Goal
Copy out each line that includes the word "seaborn".

Raw data
---
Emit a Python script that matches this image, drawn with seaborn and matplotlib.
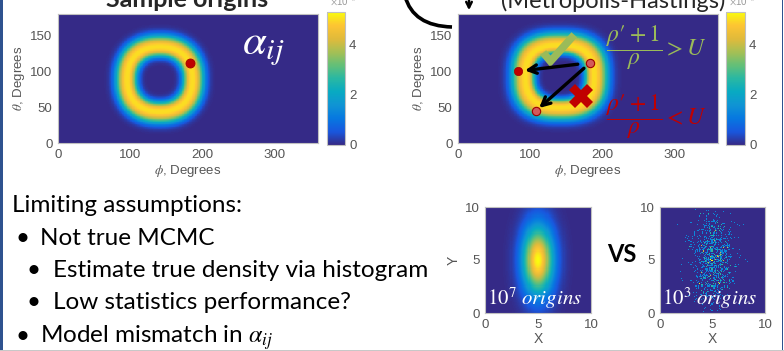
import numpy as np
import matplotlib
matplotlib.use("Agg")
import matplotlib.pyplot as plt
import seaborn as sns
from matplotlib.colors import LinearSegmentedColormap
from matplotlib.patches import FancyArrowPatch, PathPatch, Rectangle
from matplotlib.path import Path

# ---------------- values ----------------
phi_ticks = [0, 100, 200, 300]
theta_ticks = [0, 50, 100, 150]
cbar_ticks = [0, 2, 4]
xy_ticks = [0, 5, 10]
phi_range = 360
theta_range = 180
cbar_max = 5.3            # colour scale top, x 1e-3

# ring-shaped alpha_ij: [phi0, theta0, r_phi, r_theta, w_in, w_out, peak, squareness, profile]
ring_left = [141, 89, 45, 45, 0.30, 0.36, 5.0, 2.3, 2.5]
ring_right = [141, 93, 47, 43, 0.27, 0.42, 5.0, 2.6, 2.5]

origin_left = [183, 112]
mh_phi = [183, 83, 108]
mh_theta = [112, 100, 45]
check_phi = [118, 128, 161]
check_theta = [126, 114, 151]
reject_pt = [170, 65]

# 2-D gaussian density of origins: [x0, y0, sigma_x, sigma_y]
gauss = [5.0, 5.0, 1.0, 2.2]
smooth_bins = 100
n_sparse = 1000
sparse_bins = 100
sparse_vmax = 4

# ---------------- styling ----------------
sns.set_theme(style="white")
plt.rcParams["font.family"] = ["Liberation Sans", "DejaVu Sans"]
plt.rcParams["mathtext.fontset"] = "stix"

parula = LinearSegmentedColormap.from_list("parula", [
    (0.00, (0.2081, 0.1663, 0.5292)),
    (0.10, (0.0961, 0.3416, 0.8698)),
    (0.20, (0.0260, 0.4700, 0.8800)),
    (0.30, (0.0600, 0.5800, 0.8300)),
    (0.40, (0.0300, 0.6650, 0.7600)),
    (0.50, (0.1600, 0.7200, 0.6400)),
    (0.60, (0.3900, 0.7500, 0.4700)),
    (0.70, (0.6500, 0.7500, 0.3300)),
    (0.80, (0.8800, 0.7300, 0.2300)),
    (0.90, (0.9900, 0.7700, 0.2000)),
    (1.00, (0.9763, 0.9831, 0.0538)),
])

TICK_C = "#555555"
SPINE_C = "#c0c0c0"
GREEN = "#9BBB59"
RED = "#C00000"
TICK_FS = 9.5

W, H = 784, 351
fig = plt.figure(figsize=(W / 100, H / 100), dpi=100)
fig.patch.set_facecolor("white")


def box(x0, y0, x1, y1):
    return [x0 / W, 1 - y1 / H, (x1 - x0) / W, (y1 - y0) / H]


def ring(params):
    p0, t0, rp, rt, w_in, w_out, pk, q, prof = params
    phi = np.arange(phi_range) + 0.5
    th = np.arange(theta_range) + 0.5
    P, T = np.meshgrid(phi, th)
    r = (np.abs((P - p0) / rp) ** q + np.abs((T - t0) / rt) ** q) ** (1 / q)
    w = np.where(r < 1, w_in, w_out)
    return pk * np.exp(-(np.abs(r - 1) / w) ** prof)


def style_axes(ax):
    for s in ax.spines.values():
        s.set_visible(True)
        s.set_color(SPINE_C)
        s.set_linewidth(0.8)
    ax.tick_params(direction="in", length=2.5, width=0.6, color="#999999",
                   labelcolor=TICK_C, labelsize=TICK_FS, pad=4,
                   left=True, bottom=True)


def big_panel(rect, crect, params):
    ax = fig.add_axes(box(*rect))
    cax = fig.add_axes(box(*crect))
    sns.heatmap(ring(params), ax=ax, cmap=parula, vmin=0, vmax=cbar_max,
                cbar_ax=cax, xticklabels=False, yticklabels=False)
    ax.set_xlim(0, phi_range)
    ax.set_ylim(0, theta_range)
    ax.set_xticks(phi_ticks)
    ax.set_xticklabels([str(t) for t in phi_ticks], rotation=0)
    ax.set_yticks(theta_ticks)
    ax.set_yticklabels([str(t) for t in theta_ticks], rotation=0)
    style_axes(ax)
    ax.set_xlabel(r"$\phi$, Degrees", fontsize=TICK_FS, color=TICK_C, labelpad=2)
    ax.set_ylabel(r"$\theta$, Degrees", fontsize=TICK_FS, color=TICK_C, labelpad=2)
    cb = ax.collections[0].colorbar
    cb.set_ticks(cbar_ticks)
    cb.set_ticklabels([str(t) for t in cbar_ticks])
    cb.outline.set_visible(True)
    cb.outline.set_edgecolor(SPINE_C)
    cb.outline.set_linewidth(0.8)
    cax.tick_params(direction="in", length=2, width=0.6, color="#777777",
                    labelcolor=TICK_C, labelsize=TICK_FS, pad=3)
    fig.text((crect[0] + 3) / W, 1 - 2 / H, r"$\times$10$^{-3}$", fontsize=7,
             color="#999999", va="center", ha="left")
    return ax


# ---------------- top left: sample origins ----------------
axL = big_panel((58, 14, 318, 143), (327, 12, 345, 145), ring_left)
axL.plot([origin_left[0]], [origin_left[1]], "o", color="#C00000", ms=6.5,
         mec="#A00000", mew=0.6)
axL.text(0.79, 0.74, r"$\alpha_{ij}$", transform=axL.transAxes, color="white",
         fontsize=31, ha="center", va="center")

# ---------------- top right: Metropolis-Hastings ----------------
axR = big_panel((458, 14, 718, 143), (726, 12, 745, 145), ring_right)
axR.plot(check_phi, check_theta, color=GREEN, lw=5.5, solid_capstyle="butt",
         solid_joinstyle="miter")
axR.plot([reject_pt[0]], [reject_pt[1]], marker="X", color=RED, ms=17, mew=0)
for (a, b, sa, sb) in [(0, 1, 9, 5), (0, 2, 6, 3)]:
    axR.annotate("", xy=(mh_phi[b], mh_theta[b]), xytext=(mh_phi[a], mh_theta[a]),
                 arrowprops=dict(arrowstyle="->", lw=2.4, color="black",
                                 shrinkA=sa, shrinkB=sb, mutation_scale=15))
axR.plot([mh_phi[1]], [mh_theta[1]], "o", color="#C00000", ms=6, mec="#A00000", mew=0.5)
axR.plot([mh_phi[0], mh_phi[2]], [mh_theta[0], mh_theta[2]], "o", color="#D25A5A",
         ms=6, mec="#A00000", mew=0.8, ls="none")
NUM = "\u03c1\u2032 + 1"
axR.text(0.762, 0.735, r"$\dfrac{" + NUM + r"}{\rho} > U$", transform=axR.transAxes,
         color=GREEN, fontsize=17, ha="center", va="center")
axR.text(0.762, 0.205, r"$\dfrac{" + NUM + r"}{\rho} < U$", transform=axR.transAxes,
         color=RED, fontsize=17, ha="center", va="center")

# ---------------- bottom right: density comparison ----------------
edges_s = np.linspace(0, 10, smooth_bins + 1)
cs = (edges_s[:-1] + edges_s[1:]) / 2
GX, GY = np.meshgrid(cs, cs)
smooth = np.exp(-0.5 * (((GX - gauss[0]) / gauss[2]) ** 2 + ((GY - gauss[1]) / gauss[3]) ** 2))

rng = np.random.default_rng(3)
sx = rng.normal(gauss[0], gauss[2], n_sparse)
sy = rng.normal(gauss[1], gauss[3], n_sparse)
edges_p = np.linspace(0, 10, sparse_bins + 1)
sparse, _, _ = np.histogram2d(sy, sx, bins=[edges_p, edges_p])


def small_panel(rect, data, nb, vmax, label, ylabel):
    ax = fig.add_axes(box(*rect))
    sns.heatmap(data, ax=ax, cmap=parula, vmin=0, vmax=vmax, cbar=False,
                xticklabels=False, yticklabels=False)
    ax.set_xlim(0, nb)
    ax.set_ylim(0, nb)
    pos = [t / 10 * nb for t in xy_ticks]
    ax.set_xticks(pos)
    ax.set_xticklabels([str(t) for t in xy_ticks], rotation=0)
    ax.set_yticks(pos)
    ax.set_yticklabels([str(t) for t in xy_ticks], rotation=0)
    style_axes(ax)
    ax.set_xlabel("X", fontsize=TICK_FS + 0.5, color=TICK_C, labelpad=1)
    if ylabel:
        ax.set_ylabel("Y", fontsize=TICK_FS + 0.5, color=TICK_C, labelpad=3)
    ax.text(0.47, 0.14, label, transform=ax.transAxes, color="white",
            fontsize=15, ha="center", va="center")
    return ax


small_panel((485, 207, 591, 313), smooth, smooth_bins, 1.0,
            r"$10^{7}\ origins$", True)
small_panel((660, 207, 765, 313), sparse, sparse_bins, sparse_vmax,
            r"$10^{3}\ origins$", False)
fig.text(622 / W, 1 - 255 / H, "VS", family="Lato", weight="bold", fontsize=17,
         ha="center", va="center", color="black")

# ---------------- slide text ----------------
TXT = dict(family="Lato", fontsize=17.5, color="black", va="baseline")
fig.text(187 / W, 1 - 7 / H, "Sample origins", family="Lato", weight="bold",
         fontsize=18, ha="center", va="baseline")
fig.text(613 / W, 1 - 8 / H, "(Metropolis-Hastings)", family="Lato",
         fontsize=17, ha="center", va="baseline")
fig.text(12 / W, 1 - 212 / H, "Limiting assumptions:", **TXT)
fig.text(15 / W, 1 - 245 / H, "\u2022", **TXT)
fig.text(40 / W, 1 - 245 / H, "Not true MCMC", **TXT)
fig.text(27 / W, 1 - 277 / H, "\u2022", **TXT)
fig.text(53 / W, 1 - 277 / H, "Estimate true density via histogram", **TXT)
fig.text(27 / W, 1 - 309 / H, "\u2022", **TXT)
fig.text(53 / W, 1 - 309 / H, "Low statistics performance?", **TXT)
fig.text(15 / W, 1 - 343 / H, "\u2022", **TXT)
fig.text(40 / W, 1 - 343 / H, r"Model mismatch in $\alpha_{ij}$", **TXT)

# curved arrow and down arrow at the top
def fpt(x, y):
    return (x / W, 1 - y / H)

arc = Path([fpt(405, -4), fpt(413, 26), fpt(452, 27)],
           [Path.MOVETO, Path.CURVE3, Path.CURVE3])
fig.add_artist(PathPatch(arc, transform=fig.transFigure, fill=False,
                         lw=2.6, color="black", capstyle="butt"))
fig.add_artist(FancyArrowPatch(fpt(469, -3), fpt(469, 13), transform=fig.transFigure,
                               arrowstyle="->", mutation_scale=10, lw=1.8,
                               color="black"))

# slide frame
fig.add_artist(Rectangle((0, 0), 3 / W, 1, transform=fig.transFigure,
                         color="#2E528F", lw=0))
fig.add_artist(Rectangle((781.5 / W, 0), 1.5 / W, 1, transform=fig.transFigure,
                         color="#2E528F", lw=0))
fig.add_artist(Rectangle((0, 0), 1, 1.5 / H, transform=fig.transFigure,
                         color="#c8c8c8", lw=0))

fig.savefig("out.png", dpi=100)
---
Response below
Emit a Python script that matches this image, drawn with seaborn and matplotlib.
import seaborn as sns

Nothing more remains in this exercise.